Information provided →
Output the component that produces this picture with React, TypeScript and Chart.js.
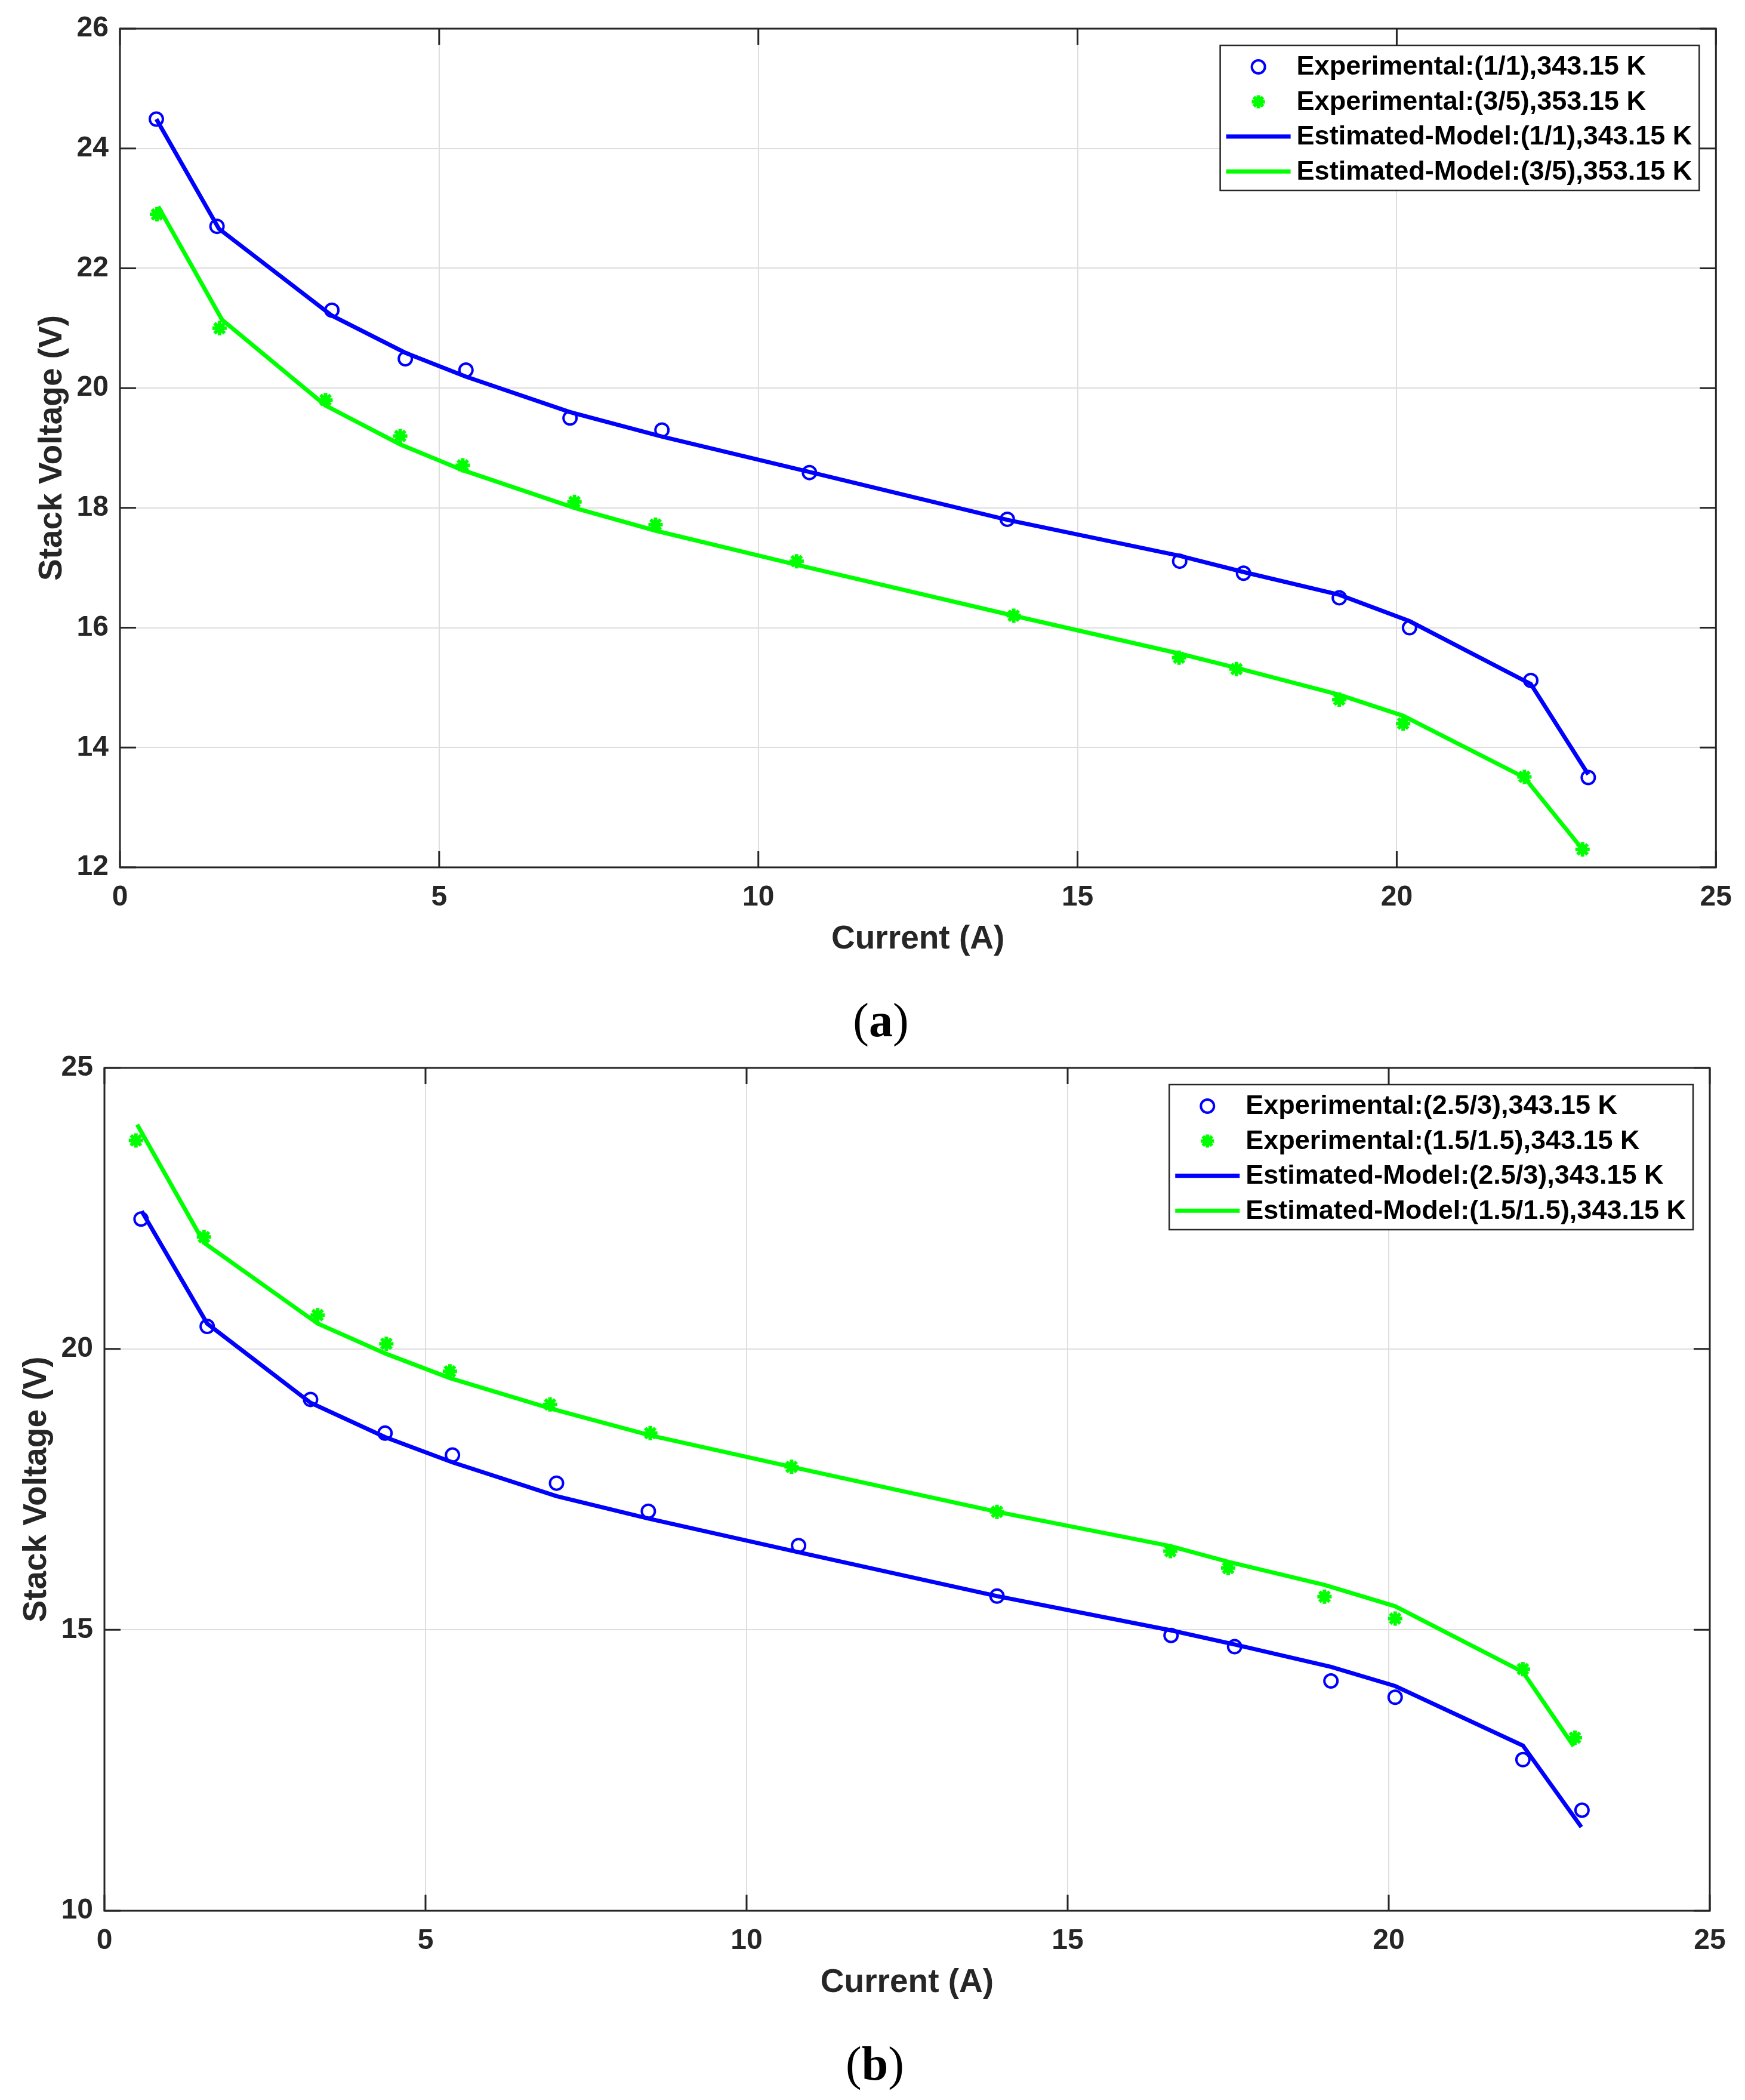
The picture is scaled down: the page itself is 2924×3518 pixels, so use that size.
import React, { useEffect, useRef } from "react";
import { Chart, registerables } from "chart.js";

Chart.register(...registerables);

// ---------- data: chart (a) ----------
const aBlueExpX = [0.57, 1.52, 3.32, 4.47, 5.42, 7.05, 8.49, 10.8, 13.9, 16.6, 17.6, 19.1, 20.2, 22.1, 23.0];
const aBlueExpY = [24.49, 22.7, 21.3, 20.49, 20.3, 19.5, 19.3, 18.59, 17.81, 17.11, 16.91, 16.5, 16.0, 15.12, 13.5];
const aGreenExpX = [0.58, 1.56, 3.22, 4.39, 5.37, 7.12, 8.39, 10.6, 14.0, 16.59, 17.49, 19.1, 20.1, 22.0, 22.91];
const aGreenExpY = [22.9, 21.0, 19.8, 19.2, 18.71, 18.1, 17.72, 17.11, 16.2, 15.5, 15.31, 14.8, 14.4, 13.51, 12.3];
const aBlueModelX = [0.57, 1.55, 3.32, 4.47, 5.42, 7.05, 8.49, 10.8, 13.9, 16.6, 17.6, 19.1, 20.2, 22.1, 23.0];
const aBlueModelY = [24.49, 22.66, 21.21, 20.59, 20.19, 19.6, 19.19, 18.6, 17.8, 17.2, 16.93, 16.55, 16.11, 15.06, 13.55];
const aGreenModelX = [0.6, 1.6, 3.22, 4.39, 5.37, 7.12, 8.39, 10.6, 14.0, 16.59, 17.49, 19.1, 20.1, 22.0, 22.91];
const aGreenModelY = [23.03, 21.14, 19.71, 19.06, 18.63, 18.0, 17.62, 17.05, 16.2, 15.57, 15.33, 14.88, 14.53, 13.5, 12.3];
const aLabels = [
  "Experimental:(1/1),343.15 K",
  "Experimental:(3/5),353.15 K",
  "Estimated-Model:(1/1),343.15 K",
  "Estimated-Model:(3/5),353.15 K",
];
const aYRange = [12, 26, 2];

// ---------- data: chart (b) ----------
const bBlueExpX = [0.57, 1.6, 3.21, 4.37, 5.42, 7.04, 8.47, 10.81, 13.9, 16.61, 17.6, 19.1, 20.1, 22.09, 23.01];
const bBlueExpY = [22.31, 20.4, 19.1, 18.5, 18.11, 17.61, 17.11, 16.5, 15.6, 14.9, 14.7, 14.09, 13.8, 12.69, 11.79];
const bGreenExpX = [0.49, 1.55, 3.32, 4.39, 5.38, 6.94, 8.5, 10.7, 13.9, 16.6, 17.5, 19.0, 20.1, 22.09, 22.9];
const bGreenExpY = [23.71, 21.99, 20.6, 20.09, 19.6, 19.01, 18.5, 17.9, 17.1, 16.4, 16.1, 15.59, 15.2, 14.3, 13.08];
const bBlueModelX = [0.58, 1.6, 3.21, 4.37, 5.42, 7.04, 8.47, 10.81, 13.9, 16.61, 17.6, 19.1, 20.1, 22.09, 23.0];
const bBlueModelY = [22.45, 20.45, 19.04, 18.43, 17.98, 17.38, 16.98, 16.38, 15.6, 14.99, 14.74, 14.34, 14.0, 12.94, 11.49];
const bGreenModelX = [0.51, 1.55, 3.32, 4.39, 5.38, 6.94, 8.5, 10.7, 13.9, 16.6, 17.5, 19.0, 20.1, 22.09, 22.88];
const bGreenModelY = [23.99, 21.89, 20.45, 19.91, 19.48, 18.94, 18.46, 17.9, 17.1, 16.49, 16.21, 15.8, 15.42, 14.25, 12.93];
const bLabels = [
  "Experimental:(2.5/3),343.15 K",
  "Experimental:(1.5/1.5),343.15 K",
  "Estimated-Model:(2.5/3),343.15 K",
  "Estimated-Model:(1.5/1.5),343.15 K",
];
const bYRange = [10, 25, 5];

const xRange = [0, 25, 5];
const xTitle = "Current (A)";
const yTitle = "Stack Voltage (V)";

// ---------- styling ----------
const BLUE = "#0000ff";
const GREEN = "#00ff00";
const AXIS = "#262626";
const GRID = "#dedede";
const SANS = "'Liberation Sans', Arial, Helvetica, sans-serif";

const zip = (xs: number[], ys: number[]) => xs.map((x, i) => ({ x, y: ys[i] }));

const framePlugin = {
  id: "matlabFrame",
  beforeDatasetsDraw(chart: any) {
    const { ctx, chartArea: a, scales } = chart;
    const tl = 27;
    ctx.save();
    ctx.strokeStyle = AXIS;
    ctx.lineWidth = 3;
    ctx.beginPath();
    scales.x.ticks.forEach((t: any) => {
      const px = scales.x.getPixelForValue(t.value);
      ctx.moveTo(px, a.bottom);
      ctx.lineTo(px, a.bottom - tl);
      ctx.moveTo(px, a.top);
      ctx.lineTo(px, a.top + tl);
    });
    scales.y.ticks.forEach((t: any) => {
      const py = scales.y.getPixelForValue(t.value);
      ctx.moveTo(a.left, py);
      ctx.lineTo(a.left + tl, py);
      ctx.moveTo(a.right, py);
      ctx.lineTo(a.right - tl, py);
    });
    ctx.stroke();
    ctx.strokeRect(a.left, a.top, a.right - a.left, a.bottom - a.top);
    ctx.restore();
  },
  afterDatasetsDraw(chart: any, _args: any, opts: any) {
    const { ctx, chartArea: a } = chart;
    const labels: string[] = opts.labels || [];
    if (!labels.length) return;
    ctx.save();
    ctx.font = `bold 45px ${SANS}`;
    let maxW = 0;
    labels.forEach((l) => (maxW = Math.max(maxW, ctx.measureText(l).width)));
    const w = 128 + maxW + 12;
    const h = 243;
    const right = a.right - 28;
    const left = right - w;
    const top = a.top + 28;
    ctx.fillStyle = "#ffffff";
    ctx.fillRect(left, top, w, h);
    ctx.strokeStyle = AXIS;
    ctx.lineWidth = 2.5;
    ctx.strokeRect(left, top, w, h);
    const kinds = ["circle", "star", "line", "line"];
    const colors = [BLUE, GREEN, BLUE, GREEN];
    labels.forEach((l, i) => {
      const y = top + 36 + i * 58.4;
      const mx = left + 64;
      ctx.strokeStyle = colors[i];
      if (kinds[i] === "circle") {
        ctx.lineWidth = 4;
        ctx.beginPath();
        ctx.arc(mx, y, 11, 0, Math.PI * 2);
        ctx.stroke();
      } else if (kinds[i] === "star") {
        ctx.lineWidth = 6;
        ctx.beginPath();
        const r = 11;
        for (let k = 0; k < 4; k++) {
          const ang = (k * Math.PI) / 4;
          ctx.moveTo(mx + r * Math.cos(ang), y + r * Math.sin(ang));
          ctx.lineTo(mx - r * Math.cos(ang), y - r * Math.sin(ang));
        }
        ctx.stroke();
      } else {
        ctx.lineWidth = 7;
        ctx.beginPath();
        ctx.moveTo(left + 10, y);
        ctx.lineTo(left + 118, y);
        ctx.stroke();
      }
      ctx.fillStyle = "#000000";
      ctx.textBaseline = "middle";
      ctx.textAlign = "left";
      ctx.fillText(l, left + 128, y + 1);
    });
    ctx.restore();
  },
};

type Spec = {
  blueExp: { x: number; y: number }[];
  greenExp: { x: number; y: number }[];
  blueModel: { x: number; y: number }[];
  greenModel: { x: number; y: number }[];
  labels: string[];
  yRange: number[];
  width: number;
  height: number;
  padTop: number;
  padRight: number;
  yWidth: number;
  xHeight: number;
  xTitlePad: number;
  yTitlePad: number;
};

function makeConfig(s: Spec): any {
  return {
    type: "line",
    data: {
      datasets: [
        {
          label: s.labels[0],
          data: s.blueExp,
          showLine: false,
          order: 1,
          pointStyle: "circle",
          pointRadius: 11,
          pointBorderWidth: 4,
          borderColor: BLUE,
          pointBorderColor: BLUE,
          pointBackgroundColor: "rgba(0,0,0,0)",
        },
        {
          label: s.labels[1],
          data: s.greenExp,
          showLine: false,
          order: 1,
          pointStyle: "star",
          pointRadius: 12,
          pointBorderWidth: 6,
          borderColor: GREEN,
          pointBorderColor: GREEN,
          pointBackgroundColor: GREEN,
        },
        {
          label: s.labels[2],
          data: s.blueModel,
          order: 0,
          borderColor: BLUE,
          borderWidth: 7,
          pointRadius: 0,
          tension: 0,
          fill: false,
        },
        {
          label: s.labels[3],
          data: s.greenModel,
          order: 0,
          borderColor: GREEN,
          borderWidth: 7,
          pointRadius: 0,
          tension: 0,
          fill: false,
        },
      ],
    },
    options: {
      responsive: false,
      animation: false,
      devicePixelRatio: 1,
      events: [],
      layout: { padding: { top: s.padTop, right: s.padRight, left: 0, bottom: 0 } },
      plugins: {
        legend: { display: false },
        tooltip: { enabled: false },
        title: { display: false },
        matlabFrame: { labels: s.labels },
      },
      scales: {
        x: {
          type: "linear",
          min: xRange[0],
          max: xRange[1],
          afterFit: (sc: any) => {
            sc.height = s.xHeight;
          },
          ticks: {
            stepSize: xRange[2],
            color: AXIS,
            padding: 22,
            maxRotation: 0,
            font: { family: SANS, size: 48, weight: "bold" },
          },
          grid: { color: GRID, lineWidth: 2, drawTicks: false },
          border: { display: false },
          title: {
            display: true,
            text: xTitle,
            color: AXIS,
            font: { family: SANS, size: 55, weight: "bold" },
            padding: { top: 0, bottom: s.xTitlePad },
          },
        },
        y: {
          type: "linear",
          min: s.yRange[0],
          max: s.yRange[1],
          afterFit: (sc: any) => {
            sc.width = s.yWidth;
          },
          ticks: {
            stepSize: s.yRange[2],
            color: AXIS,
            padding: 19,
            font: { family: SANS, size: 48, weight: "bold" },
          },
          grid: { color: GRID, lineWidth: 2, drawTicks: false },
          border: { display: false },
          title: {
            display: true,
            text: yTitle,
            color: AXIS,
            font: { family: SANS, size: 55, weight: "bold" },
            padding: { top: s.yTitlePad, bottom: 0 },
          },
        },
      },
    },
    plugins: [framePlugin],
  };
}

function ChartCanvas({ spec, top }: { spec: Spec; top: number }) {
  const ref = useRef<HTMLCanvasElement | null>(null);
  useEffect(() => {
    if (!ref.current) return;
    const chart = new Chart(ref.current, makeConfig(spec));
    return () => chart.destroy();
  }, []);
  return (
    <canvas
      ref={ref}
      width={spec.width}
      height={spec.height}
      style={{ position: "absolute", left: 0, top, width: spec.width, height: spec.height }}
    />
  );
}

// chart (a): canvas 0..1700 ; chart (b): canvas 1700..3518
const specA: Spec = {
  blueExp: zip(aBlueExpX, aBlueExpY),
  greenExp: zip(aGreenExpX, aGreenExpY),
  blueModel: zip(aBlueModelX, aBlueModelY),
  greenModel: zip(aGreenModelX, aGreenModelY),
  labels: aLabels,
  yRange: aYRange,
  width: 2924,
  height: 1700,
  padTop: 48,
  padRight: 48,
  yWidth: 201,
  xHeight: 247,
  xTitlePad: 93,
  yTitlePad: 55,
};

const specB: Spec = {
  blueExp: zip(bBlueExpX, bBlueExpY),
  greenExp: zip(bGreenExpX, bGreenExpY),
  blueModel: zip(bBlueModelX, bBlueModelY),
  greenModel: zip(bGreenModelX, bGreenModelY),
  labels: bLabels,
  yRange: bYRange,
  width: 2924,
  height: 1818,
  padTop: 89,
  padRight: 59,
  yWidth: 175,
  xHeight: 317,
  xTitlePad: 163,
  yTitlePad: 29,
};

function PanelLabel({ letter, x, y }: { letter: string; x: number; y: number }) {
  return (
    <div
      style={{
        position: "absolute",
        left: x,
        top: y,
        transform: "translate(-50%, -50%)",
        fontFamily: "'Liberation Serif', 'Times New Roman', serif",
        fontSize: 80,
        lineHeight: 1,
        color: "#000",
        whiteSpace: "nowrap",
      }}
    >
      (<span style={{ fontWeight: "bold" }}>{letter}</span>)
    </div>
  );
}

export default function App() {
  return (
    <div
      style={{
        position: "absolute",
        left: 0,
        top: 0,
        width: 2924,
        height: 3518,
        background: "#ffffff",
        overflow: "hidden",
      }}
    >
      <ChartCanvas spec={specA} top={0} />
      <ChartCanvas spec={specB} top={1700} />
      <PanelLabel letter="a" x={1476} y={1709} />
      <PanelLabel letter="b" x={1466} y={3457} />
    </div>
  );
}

Task description →
Filter lines by "picture" and return each hit.

The response →
Output the component that produces this picture with React, TypeScript and Chart.js.
The picture is scaled down: the page itself is 2924×3518 pixels, so use that size.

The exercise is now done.